(Source code of charts)
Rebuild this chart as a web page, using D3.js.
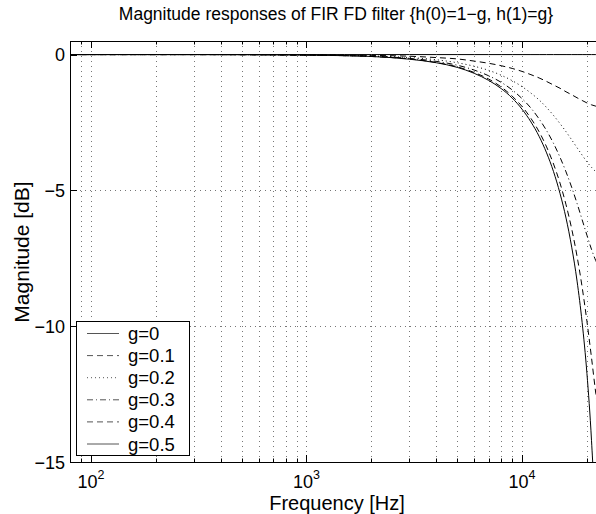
<!DOCTYPE html>
<html>
<head>
<meta charset="utf-8">
<script src="https://cdn.jsdelivr.net/npm/d3@7"></script>
<style>
  body { margin: 0; background: #fff; }
  svg { display: block; font-family: "Liberation Sans", Arial, Helvetica, sans-serif; }
</style>
</head>
<body>
<div id="chart"></div>
<script>
// frequency points [Hz] and magnitude [dB]
const freqs = [80, 300, 1000, 1500, 2000, 3000, 4000, 5000, 6000, 7000, 8000, 9000, 10000, 11000, 12000,
  13000, 14000, 15000, 16000, 17000, 18000, 19000, 20000, 21000, 22000, 23000, 24000]

const g00 = [0, 0, 0, 0, 0, 0, 0, 0, 0, 0, 0, 0, 0, 0, 0, 0, 0, 0, 0, 0, 0, 0, 0, 0, 0, 0, 0]
const g01 = [0, 0, -0.01, -0.02, -0.03, -0.06, -0.11, -0.16, -0.24, -0.32, -0.41, -0.51, -0.62, -0.74, -0.86,
  -0.99, -1.12, -1.24, -1.37, -1.48, -1.59, -1.69, -1.78, -1.85, -1.90, -1.93, -1.94]
const g02 = [0, 0, -0.01, -0.03, -0.05, -0.11, -0.19, -0.30, -0.43, -0.58, -0.76, -0.96, -1.18, -1.42, -1.67,
  -1.95, -2.24, -2.54, -2.84, -3.14, -3.43, -3.70, -3.95, -4.15, -4.31, -4.40, -4.44]
const g03 = [0, 0, -0.02, -0.04, -0.06, -0.14, -0.25, -0.39, -0.57, -0.78, -1.02, -1.30, -1.62, -1.97, -2.37,
  -2.80, -3.27, -3.78, -4.32, -4.89, -5.48, -6.08, -6.65, -7.17, -7.59, -7.86, -7.96]
const g04 = [0, 0, -0.02, -0.04, -0.07, -0.16, -0.29, -0.45, -0.66, -0.90, -1.19, -1.53, -1.91, -2.35, -2.84,
  -3.40, -4.03, -4.73, -5.53, -6.42, -7.43, -8.56, -9.82, -11.16, -12.49, -13.56, -13.98]
const g05 = [0, 0, -0.02, -0.04, -0.07, -0.17, -0.30, -0.47, -0.69, -0.95, -1.25, -1.60, -2.01, -2.48, -3.01,
  -3.62, -4.31, -5.11, -6.02, -7.09, -8.34, -9.86, -11.74, -14.20, -17.69, -23.69, null]

const seriesNames = ["g=0", "g=0.1", "g=0.2", "g=0.3", "g=0.4", "g=0.5"]
const seriesValues = [g00, g01, g02, g03, g04, g05]
const dashes = [null, "6,4", "1,3", "6,3,1,3", "6,4", null]

const yTicks = [0, -5, -10, -15]
const xMajor = [100, 1000, 10000]
const xMinor = [80, 90, 200, 300, 400, 500, 600, 700, 800, 900, 2000, 3000, 4000, 5000, 6000, 7000, 8000, 9000, 20000]

const width = 596, height = 514
const mLeft = 70, mTop = 41, mBottom = 462, mRight = 604

const x = d3.scaleLog().domain([80, 24000]).range([mLeft, mRight])
const y = d3.scaleLinear().domain([-15, 0.5]).range([mBottom, mTop])

const svg = d3.select("#chart").append("svg")
  .attr("width", width)
  .attr("height", height)

svg.append("clipPath").attr("id", "plotclip")
  .append("rect")
  .attr("x", mLeft).attr("y", mTop)
  .attr("width", mRight - mLeft).attr("height", mBottom - mTop)

// grid
const grid = svg.append("g").attr("stroke", "#777").attr("stroke-width", 1).attr("stroke-dasharray", "1,4")
grid.selectAll("line.vx")
  .data(xMajor.concat(xMinor))
  .enter().append("line")
  .attr("x1", d => Math.round(x(d)) + 0.5).attr("x2", d => Math.round(x(d)) + 0.5)
  .attr("y1", mTop).attr("y2", mBottom)
grid.selectAll("line.hy")
  .data([-5, -10])
  .enter().append("line")
  .attr("y1", d => Math.round(y(d)) + 0.5).attr("y2", d => Math.round(y(d)) + 0.5)
  .attr("x1", mLeft).attr("x2", mRight)

// curves
const line = d3.line()
  .defined(d => d[1] != null)
  .x(d => x(d[0]))
  .y(d => y(d[1]))
  .curve(d3.curveMonotoneX)

const plot = svg.append("g").attr("clip-path", "url(#plotclip)")
plot.selectAll("path")
  .data(seriesValues)
  .enter().append("path")
  .attr("fill", "none")
  .attr("stroke", "#000")
  .attr("stroke-width", 1)
  .attr("stroke-dasharray", (d, i) => dashes[i])
  .attr("d", vals => line(freqs.map((f, i) => [f, vals[i]])))

// axes box and ticks
const ax = svg.append("g").attr("stroke", "#000").attr("stroke-width", 1)
ax.append("rect")
  .attr("x", mLeft + 0.5).attr("y", mTop + 0.5)
  .attr("width", mRight - mLeft).attr("height", mBottom - mTop)
  .attr("fill", "none")

const tickLines = (data, len) => {
  data.forEach(d => {
    const px = Math.round(x(d)) + 0.5
    ax.append("line").attr("x1", px).attr("x2", px).attr("y1", mBottom).attr("y2", mBottom - len)
    ax.append("line").attr("x1", px).attr("x2", px).attr("y1", mTop).attr("y2", mTop + len)
  })
}
tickLines(xMajor, 7)
tickLines(xMinor.filter(d => d > 80), 3.5)

yTicks.forEach(d => {
  const py = Math.round(y(d)) + 0.5
  ax.append("line").attr("x1", mLeft).attr("x2", mLeft + 7).attr("y1", py).attr("y2", py)
})

// tick labels
svg.selectAll("text.ytick")
  .data(yTicks)
  .enter().append("text")
  .attr("x", mLeft - 5)
  .attr("y", d => y(d) + 6.5)
  .attr("text-anchor", "end")
  .attr("font-size", 18)
  .text(d => d === 0 ? "0" : "\u2212" + Math.abs(d))

const xt = svg.selectAll("text.xtick")
  .data(xMajor)
  .enter().append("text")
  .attr("x", d => x(d))
  .attr("y", 488)
  .attr("text-anchor", "middle")
  .attr("font-size", 18)
xt.append("tspan").text("10")
xt.append("tspan").attr("dy", -9).attr("font-size", 12.5).text(d => Math.round(Math.log10(d)))

// titles
svg.append("text")
  .attr("x", 336).attr("y", 20)
  .attr("text-anchor", "middle")
  .attr("font-size", 17.5)
  .text("Magnitude responses of FIR FD filter {h(0)=1\u2212g, h(1)=g}")

svg.append("text")
  .attr("x", 337).attr("y", 510)
  .attr("text-anchor", "middle")
  .attr("font-size", 20)
  .text("Frequency [Hz]")

svg.append("text")
  .attr("transform", "translate(29,252) rotate(-90)")
  .attr("text-anchor", "middle")
  .attr("font-size", 21)
  .text("Magnitude [dB]")

// legend
const lg = svg.append("g")
lg.append("rect")
  .attr("x", 76.5).attr("y", 321.5)
  .attr("width", 113).attr("height", 134)
  .attr("fill", "#fff").attr("stroke", "#000")

const rows = lg.selectAll("g.row")
  .data(seriesNames)
  .enter().append("g")
  .attr("transform", (d, i) => `translate(0,${333.5 + i * 22.1})`)
rows.append("line")
  .attr("x1", 87).attr("x2", 119)
  .attr("stroke", "#555").attr("stroke-width", 1)
  .attr("stroke-dasharray", (d, i) => dashes[i])
rows.append("text")
  .attr("x", 128).attr("y", 6.5)
  .attr("font-size", 18.5)
  .text(d => d)
</script>
</body>
</html>
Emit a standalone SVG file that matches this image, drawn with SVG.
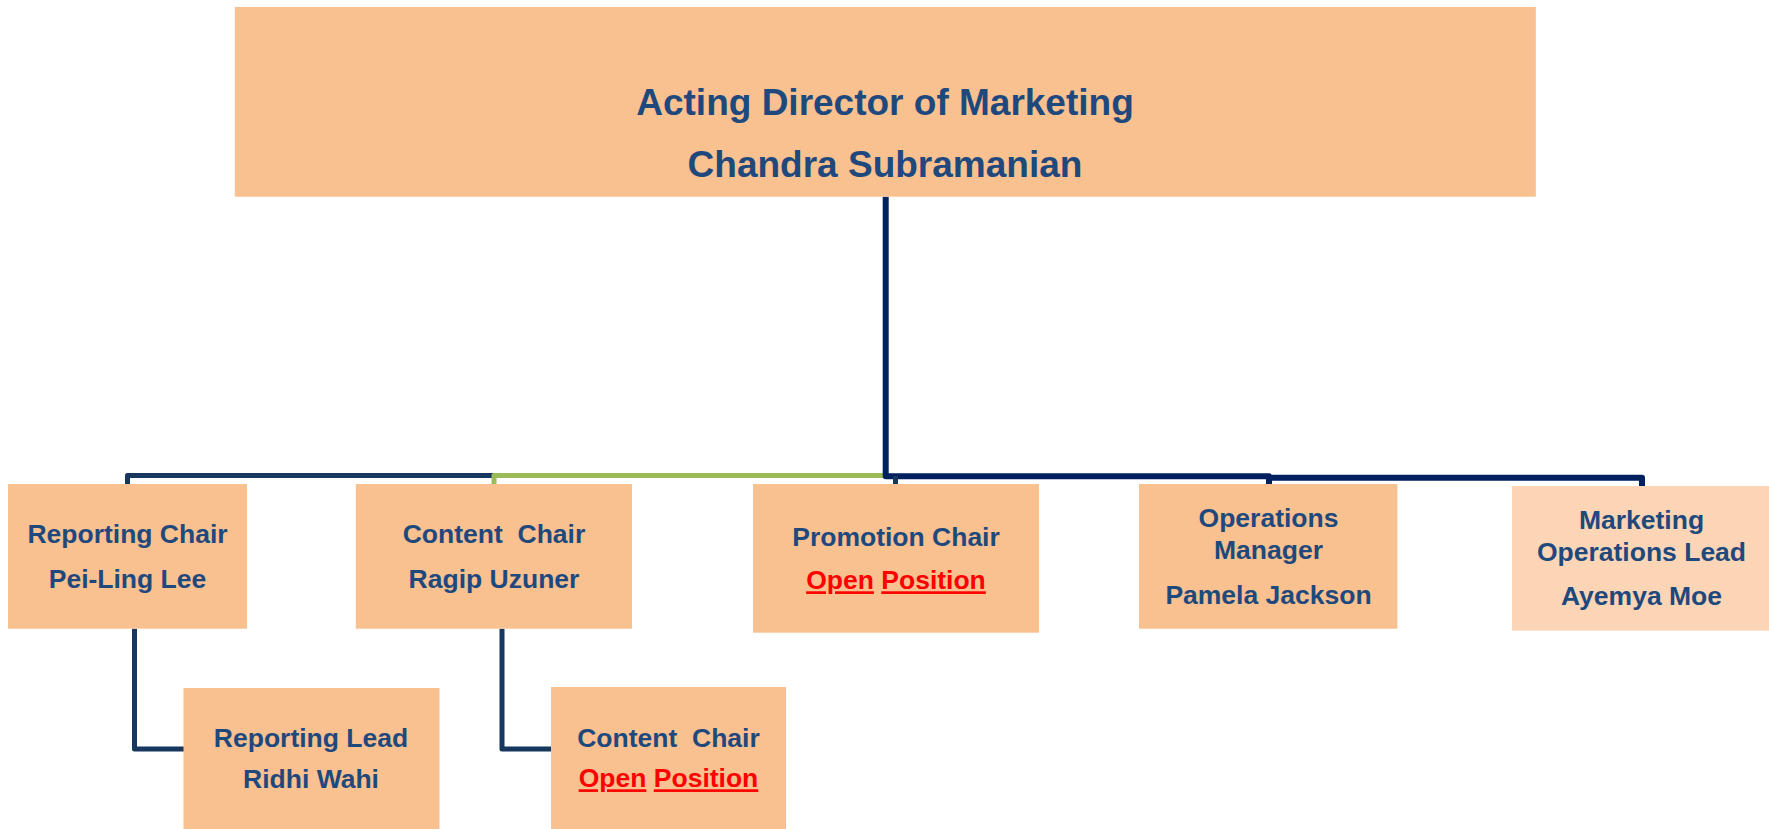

- **PROBLEM DETAILS**
Leave out the pictures. Transcribe only the lines above, from the first through the one that contains "22000, 23000, 24000]".

- **OUTPUT OF THE TASK**
Rebuild this chart as a web page, using D3.js.
<!DOCTYPE html>
<html>
<head>
<meta charset="utf-8">
<script src="https://cdn.jsdelivr.net/npm/d3@7"></script>
<style>
  body { margin: 0; background: #fff; }
  svg { display: block; font-family: "Liberation Sans", Arial, Helvetica, sans-serif; }
</style>
</head>
<body>
<div id="chart"></div>
<script>
// frequency points [Hz] and magnitude [dB]
const freqs = [80, 300, 1000, 1500, 2000, 3000, 4000, 5000, 6000, 7000, 8000, 9000, 10000, 11000, 12000,
  13000, 14000, 15000, 16000, 17000, 18000, 19000, 20000, 21000, 22000, 23000, 24000]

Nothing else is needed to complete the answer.